** What is expected **
Transcribe every line, keeping it exact.

** Supplied material **
- - - - - - -
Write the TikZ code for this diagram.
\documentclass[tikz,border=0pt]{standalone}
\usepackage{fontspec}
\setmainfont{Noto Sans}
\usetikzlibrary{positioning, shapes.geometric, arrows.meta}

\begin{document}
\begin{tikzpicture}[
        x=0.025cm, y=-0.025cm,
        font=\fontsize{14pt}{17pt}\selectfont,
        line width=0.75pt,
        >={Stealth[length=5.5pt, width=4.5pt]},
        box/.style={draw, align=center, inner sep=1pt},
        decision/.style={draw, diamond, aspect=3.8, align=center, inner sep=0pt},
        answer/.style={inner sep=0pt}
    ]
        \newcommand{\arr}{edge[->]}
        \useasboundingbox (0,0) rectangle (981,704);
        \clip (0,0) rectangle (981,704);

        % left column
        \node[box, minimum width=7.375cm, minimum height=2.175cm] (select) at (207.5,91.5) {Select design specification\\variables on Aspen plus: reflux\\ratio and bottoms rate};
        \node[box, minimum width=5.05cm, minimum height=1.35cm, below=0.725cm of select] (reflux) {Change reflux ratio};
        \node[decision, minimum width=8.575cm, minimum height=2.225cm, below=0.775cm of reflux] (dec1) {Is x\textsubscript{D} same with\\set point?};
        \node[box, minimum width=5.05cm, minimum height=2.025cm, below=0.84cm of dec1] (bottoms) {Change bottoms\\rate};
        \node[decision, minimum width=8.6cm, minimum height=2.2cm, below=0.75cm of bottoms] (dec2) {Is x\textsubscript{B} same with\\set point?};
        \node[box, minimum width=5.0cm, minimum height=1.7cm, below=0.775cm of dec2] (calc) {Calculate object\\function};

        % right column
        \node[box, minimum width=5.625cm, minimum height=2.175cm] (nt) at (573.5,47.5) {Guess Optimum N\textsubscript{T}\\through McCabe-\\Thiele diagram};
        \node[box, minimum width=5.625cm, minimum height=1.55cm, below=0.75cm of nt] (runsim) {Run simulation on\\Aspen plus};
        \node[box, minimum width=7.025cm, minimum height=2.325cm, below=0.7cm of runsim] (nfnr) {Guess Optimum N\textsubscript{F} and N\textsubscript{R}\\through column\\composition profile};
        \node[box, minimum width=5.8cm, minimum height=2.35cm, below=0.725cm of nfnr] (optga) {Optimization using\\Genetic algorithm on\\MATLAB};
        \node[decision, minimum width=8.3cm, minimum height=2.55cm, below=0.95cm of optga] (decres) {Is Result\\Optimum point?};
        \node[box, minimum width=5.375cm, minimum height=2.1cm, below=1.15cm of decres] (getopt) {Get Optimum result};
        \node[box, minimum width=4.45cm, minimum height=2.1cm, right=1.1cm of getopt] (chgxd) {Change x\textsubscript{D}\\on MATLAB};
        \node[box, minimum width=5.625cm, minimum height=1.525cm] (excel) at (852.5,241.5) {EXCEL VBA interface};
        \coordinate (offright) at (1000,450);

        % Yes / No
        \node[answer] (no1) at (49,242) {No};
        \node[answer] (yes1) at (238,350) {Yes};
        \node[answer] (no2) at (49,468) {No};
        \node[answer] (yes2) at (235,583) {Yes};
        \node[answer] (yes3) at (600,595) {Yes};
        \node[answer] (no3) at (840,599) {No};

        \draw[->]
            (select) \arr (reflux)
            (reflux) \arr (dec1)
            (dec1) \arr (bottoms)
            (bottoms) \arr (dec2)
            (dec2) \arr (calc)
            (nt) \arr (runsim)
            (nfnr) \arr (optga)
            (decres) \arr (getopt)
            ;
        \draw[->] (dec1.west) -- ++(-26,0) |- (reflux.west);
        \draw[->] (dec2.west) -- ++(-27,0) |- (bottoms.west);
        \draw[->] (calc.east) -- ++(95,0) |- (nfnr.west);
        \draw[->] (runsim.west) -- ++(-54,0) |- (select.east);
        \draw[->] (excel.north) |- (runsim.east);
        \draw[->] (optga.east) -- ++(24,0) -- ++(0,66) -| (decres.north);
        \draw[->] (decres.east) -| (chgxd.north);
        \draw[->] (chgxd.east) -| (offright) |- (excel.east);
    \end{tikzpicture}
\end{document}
- - - - - - -
** Solution for this exercise **
Write the TikZ code for this diagram.
\documentclass[tikz,border=0pt]{standalone}
\usepackage{fontspec}
\setmainfont{Noto Sans}
\usetikzlibrary{positioning, shapes.geometric, arrows.meta}

\begin{document}
\begin{tikzpicture}[
        x=0.025cm, y=-0.025cm,
        font=\fontsize{14pt}{17pt}\selectfont,
        line width=0.75pt,
        >={Stealth[length=5.5pt, width=4.5pt]},
        box/.style={draw, align=center, inner sep=1pt},
        decision/.style={draw, diamond, aspect=3.8, align=center, inner sep=0pt},
        answer/.style={inner sep=0pt}
    ]
        \newcommand{\arr}{edge[->]}
        \useasboundingbox (0,0) rectangle (981,704);
        \clip (0,0) rectangle (981,704);

        % left column
        \node[box, minimum width=7.375cm, minimum height=2.175cm] (select) at (207.5,91.5) {Select design specification\\variables on Aspen plus: reflux\\ratio and bottoms rate};
        \node[box, minimum width=5.05cm, minimum height=1.35cm, below=0.725cm of select] (reflux) {Change reflux ratio};
        \node[decision, minimum width=8.575cm, minimum height=2.225cm, below=0.775cm of reflux] (dec1) {Is x\textsubscript{D} same with\\set point?};
        \node[box, minimum width=5.05cm, minimum height=2.025cm, below=0.84cm of dec1] (bottoms) {Change bottoms\\rate};
        \node[decision, minimum width=8.6cm, minimum height=2.2cm, below=0.75cm of bottoms] (dec2) {Is x\textsubscript{B} same with\\set point?};
        \node[box, minimum width=5.0cm, minimum height=1.7cm, below=0.775cm of dec2] (calc) {Calculate object\\function};

        % right column
        \node[box, minimum width=5.625cm, minimum height=2.175cm] (nt) at (573.5,47.5) {Guess Optimum N\textsubscript{T}\\through McCabe-\\Thiele diagram};
        \node[box, minimum width=5.625cm, minimum height=1.55cm, below=0.75cm of nt] (runsim) {Run simulation on\\Aspen plus};
        \node[box, minimum width=7.025cm, minimum height=2.325cm, below=0.7cm of runsim] (nfnr) {Guess Optimum N\textsubscript{F} and N\textsubscript{R}\\through column\\composition profile};
        \node[box, minimum width=5.8cm, minimum height=2.35cm, below=0.725cm of nfnr] (optga) {Optimization using\\Genetic algorithm on\\MATLAB};
        \node[decision, minimum width=8.3cm, minimum height=2.55cm, below=0.95cm of optga] (decres) {Is Result\\Optimum point?};
        \node[box, minimum width=5.375cm, minimum height=2.1cm, below=1.15cm of decres] (getopt) {Get Optimum result};
        \node[box, minimum width=4.45cm, minimum height=2.1cm, right=1.1cm of getopt] (chgxd) {Change x\textsubscript{D}\\on MATLAB};
        \node[box, minimum width=5.625cm, minimum height=1.525cm] (excel) at (852.5,241.5) {EXCEL VBA interface};
        \coordinate (offright) at (1000,450);

        % Yes / No
        \node[answer] (no1) at (49,242) {No};
        \node[answer] (yes1) at (238,350) {Yes};
        \node[answer] (no2) at (49,468) {No};
        \node[answer] (yes2) at (235,583) {Yes};
        \node[answer] (yes3) at (600,595) {Yes};
        \node[answer] (no3) at (840,599) {No};

        \draw[->]
            (select) \arr (reflux)
            (reflux) \arr (dec1)
            (dec1) \arr (bottoms)
            (bottoms) \arr (dec2)
            (dec2) \arr (calc)
            (nt) \arr (runsim)
            (nfnr) \arr (optga)
            (decres) \arr (getopt)
            ;
        \draw[->] (dec1.west) -- ++(-26,0) |- (reflux.west);
        \draw[->] (dec2.west) -- ++(-27,0) |- (bottoms.west);
        \draw[->] (calc.east) -- ++(95,0) |- (nfnr.west);
        \draw[->] (runsim.west) -- ++(-54,0) |- (select.east);
        \draw[->] (excel.north) |- (runsim.east);
        \draw[->] (optga.east) -- ++(24,0) -- ++(0,66) -| (decres.north);
        \draw[->] (decres.east) -| (chgxd.north);
        \draw[->] (chgxd.east) -| (offright) |- (excel.east);
    \end{tikzpicture}
\end{document}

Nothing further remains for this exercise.